Color Binoculars, available now on the App Store, applies a filter to the camera lens to replace troublesome color combinations, like red and green, with a combination easier to tell apart, like pink and green. The idea for the app came up during Microsoft’s 2015 hackathon, when engineers Tom Overton and Tingting Zhu developed the prototype.

“We read about special lenses that helped colorblind people distinguish colors,” Zhu, said in a company blog. “However, that’s expensive. So we thought, let’s code something on a phone for free.”

They started with a relatively straightforward goal: make reds brighter and greens darker. Overton, who is colorblind, said he saw an immediate improvement in his ability to distinguish colors. The team then took the prototype to the Microsoft Garage (the company’s project lab) and built it into an app that adapts to different common types of colorblindness as well as an on/off mechanism for the filters to compare what something normally looks like versus what those with colorblindness see.

The National Eye Institute estimates about 8 percent of men and 0.5 percent of women with Northern European ancestry have the most common form of color blindess.
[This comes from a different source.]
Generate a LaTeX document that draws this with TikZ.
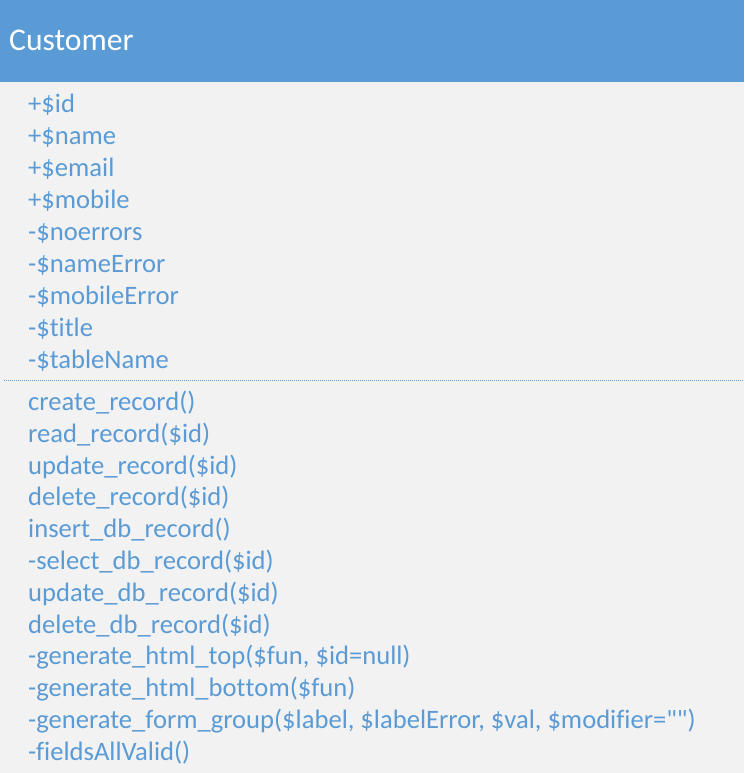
\documentclass[tikz,border=0pt]{standalone}
\usepackage{fontspec}
\setmainfont{Carlito}[Ligatures={TeXOff,NoCommon}]
\newcommand{\brk}{\kern0pt }
\definecolor{hdrblue}{HTML}{5B9BD5}
\definecolor{txtblue}{HTML}{5B9BD5}
\definecolor{bggray}{HTML}{F2F2F2}
\begin{document}
\begin{tikzpicture}[x=1pt,y=-1pt,
  member/.style={anchor=base west,inner sep=0pt,text=txtblue,font=\fontsize{26.6}{32}\selectfont},
  titletext/.style={anchor=base west,inner sep=0pt,text=white,font=\fontsize{31.6}{38}\selectfont}]
\useasboundingbox (0,0) rectangle (744,773);
\fill[bggray] (0,0) rectangle (744,773);
\fill[hdrblue] (0,0) rectangle (744,82);
\node[titletext] (title) at (9,51) {Customer};
% attributes
\foreach \t [count=\i from 0] in {+\$id,+\$name,+\$email,+\$mobile,-\$noerrors,-\$nameError,-\$mobileError,-\$t\brk i\brk t\brk le,-\$tableName}{
  \node[member] (a\i) at (28,113+31.9*\i) {\t};
}
\coordinate (sepL) at (4,380.5);
\coordinate (sepR) at (744,380.5);
\draw[txtblue,line width=0.8pt,dash pattern=on 1pt off 1pt] (sepL) -- (sepR);
% methods
\foreach \t [count=\i from 0] in {create\_record(),read\_record(\$id),update\_record(\$id),delete\_record(\$id),insert\_db\_record(),-select\_db\_record(\$id),update\_db\_record(\$id),delete\_db\_record(\$id),{-generate\_html\_top(\$fun, \$id=null)},-generate\_html\_bot\brk t\brk om(\$fun),{-generate\_form\_group(\$label, \$labelError, \$val, \$modifier="")},-f\brk ieldsAllValid()}{
  \node[member] (m\i) at (28,410.5+31.8*\i) {\t};
}
\end{tikzpicture}
\end{document}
In most cases, it isn’t too disruptive to daily life (although a small percentage of the population does experience total colorblindness).

“Anything with red or green messes me up,” Overton said on the company blog.  “It’s not so terrible, but it does affect you. For instance, fall leaves don’t look any different for me than other leaves. They look like they always do. It takes a lot of color out of my life – metaphorically, that is.”
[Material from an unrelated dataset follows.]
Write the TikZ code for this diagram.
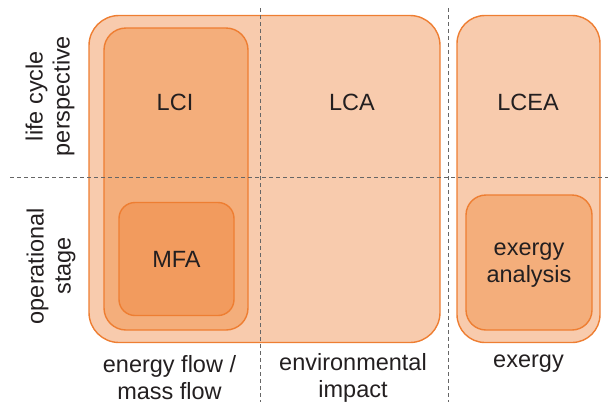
\documentclass[tikz,border=0pt]{standalone}
\usepackage{fontspec}
\setmainfont{Liberation Sans}
\usepackage{tikz}
\usetikzlibrary{positioning}
\definecolor{lightfill}{HTML}{F8CBAD}
\definecolor{midfill}{HTML}{F4AE7B}
\definecolor{darkfill}{HTML}{F29B5E}
\definecolor{edgeorange}{HTML}{EE7E32}
\definecolor{textgray}{HTML}{231F20}
\tikzset{
	box/.style={rectangle, draw=edgeorange, line width=1.4pt, inner sep=0pt}, % rounded method boxes
	label text/.style={text=textgray, font=\fontsize{23.5}{27}\selectfont, align=center}, %text in and around the boxes
	grid line/.style={draw=black!60, line width=1pt, dash pattern=on 4pt off 3pt}, %dashed separators
}
\begin{document}
\begin{tikzpicture}[x=1pt, y=-1pt]
			\useasboundingbox (0,0) rectangle (608,402);
			% boxes
			\node (lca) at (264.5,179) [box, fill=lightfill, rounded corners=30pt, minimum width=351pt, minimum height=327pt] {};
			\node (lci) at (176,179) [box, fill=midfill, rounded corners=22pt, minimum width=144pt, minimum height=302pt] {};
			\node (mfa) at (176.5,259) [box, fill=darkfill, rounded corners=16pt, minimum width=115pt, minimum height=113pt] {};
			\node (lcea) at (528.5,179) [box, fill=lightfill, rounded corners=28pt, minimum width=143pt, minimum height=327pt] {};
			\node (exa) at (529,262.5) [box, fill=midfill, rounded corners=20pt, minimum width=126pt, minimum height=135pt] {};
			% separators
			\draw [grid line] (260,8) -- (260,402);
			\draw [grid line] (448,8) -- (448,402);
			\draw [grid line] (10,177) -- (608,177);
			% texts in the boxes
			\node (lcitext) at (175,102.5) [label text] {LCI};
			\node (lcatext) at (352,102.5) [label text] {LCA};
			\node (lceatext) at (528,102.5) [label text] {LCEA};
			\node (mfatext) at (176.5,259) [label text] {MFA};
			\node (exatext) at (529,265) [label text] {exergy\\analysis};
			% row labels
			\node (lifecycle) at (50,96) [label text, rotate=90] {life cycle\\perspective};
			\node (operational) at (51,266) [label text, rotate=90] {operational\\stage};
			% column labels
			\node (energyflow) at (169.5,377.5) [label text] {energy flow /\\mass flow};
			\node (envimpact) at (353,377.5) [label text] {environmental\\impact};
			\node (exergy) at (528.5,364) [label text] {exergy};
		\end{tikzpicture}
\end{document}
While the app can’t help in situations where colorblindness could be potentially dangerous, such as reading traffic lights or, say, flying a jet, it does help those with the condition experience more out of what they see.

“Whether it’s picking flowers for a loved one, experiencing the beauty of nature, or choosing matching clothes for your outfit, let Color Binoculars help you take a better look at your world,” the company states.